## WRITTEN EXERCISE
Do not include the pictures; repeat the rest of the data exactly.

··········

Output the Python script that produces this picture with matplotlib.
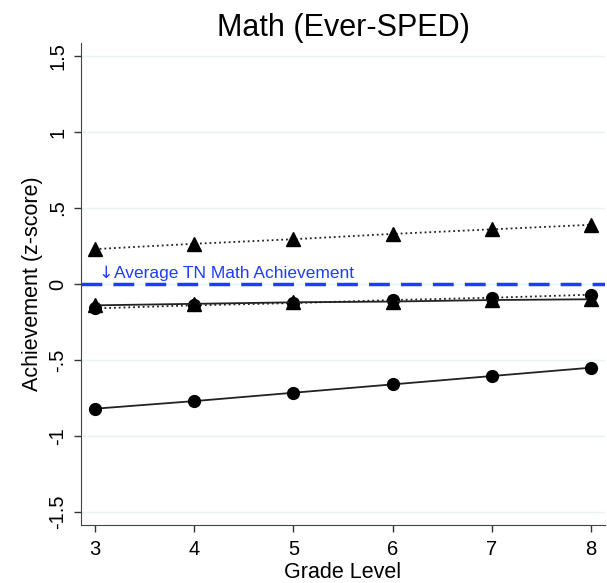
import matplotlib
matplotlib.use("Agg")
import matplotlib.pyplot as plt

plt.rcParams['font.family'] = ['Liberation Sans', 'DejaVu Sans']

grades = [3, 4, 5, 6, 7, 8]

# upper group, triangles on a dotted line
tri_dotted = [0.23, 0.265, 0.295, 0.33, 0.36, 0.39]
# middle group: triangles on a solid line, circles on a dotted line
tri_solid = [-0.14, -0.13, -0.12, -0.115, -0.105, -0.10]
circ_dotted = [-0.16, -0.14, -0.125, -0.105, -0.09, -0.07]
# lower group, circles on a solid line
circ_solid = [-0.82, -0.77, -0.715, -0.66, -0.605, -0.55]

yticks = [1.5, 1, 0.5, 0, -0.5, -1, -1.5]
ytick_labels = ["1.5", "1", ".5", "0", "-.5", "-1", "-1.5"]

fig = plt.figure(figsize=(6.07, 5.83), dpi=100)
ax = fig.add_axes([0.1334, 0.0995, 0.8633, 0.8265])

for y in yticks:
    ax.axhline(y, color='#eaf2f3', lw=1, zorder=0)

blue = '#1f3cff'
ax.axhline(0, color=blue, lw=2.5, ls=(0, (6, 3.2)), zorder=1)
ax.text(3.035, 0.04, "\u2193", color=blue, fontsize=12.5,
        family='DejaVu Sans', ha='left', va='baseline')
ax.text(3.195, 0.04, "Average TN Math Achievement", color=blue,
        fontsize=12.5, ha='left', va='baseline')

ax.plot(grades, tri_dotted, color='#222222', lw=1.3, ls=':', marker='^', ms=9.5,
        mfc='black', mec='black', zorder=3)
ax.plot(grades, circ_dotted, color='#222222', lw=1.3, ls=':', marker='o', ms=8.5,
        mfc='black', mec='black', zorder=3)
ax.plot(grades, tri_solid, color='#222222', lw=1.3, ls='-', marker='^', ms=9.5,
        mfc='black', mec='black', zorder=3)
ax.plot(grades, circ_solid, color='#222222', lw=1.3, ls='-', marker='o', ms=8.5,
        mfc='black', mec='black', zorder=3)

ax.set_xlim(2.86, 8.14)
ax.set_ylim(-1.585, 1.585)
ax.set_xticks(grades)
ax.set_yticks(yticks)
ax.set_yticklabels(ytick_labels, rotation=90, va='center')
ax.tick_params(axis='both', labelsize=14.5, length=5, width=1, color='#333333')
ax.tick_params(axis='x', pad=6)
ax.tick_params(axis='y', pad=5)
ax.spines['top'].set_visible(False)
ax.spines['right'].set_visible(False)
for s in ['left', 'bottom']:
    ax.spines[s].set_color('#444444')

ax.set_xlabel("Grade Level", fontsize=15.5, labelpad=2)
ax.set_ylabel("Achievement (z-score)", fontsize=15.5, labelpad=4)
ax.set_title("Math (Ever-SPED)", fontsize=22, pad=4)

fig.savefig("out.png", dpi=100)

··········

## THE RESULT
Output the Python script that produces this picture with matplotlib.
import matplotlib
matplotlib.use("Agg")
import matplotlib.pyplot as plt

plt.rcParams['font.family'] = ['Liberation Sans', 'DejaVu Sans']

grades = [3, 4, 5, 6, 7, 8]

# upper group, triangles on a dotted line
tri_dotted = [0.23, 0.265, 0.295, 0.33, 0.36, 0.39]
# middle group: triangles on a solid line, circles on a dotted line
tri_solid = [-0.14, -0.13, -0.12, -0.115, -0.105, -0.10]
circ_dotted = [-0.16, -0.14, -0.125, -0.105, -0.09, -0.07]
# lower group, circles on a solid line
circ_solid = [-0.82, -0.77, -0.715, -0.66, -0.605, -0.55]

yticks = [1.5, 1, 0.5, 0, -0.5, -1, -1.5]
ytick_labels = ["1.5", "1", ".5", "0", "-.5", "-1", "-1.5"]

fig = plt.figure(figsize=(6.07, 5.83), dpi=100)
ax = fig.add_axes([0.1334, 0.0995, 0.8633, 0.8265])

for y in yticks:
    ax.axhline(y, color='#eaf2f3', lw=1, zorder=0)

blue = '#1f3cff'
ax.axhline(0, color=blue, lw=2.5, ls=(0, (6, 3.2)), zorder=1)
ax.text(3.035, 0.04, "\u2193", color=blue, fontsize=12.5,
        family='DejaVu Sans', ha='left', va='baseline')
ax.text(3.195, 0.04, "Average TN Math Achievement", color=blue,
        fontsize=12.5, ha='left', va='baseline')

ax.plot(grades, tri_dotted, color='#222222', lw=1.3, ls=':', marker='^', ms=9.5,
        mfc='black', mec='black', zorder=3)
ax.plot(grades, circ_dotted, color='#222222', lw=1.3, ls=':', marker='o', ms=8.5,
        mfc='black', mec='black', zorder=3)
ax.plot(grades, tri_solid, color='#222222', lw=1.3, ls='-', marker='^', ms=9.5,
        mfc='black', mec='black', zorder=3)
ax.plot(grades, circ_solid, color='#222222', lw=1.3, ls='-', marker='o', ms=8.5,
        mfc='black', mec='black', zorder=3)

ax.set_xlim(2.86, 8.14)
ax.set_ylim(-1.585, 1.585)
ax.set_xticks(grades)
ax.set_yticks(yticks)
ax.set_yticklabels(ytick_labels, rotation=90, va='center')
ax.tick_params(axis='both', labelsize=14.5, length=5, width=1, color='#333333')
ax.tick_params(axis='x', pad=6)
ax.tick_params(axis='y', pad=5)
ax.spines['top'].set_visible(False)
ax.spines['right'].set_visible(False)
for s in ['left', 'bottom']:
    ax.spines[s].set_color('#444444')

ax.set_xlabel("Grade Level", fontsize=15.5, labelpad=2)
ax.set_ylabel("Achievement (z-score)", fontsize=15.5, labelpad=4)
ax.set_title("Math (Ever-SPED)", fontsize=22, pad=4)

fig.savefig("out.png", dpi=100)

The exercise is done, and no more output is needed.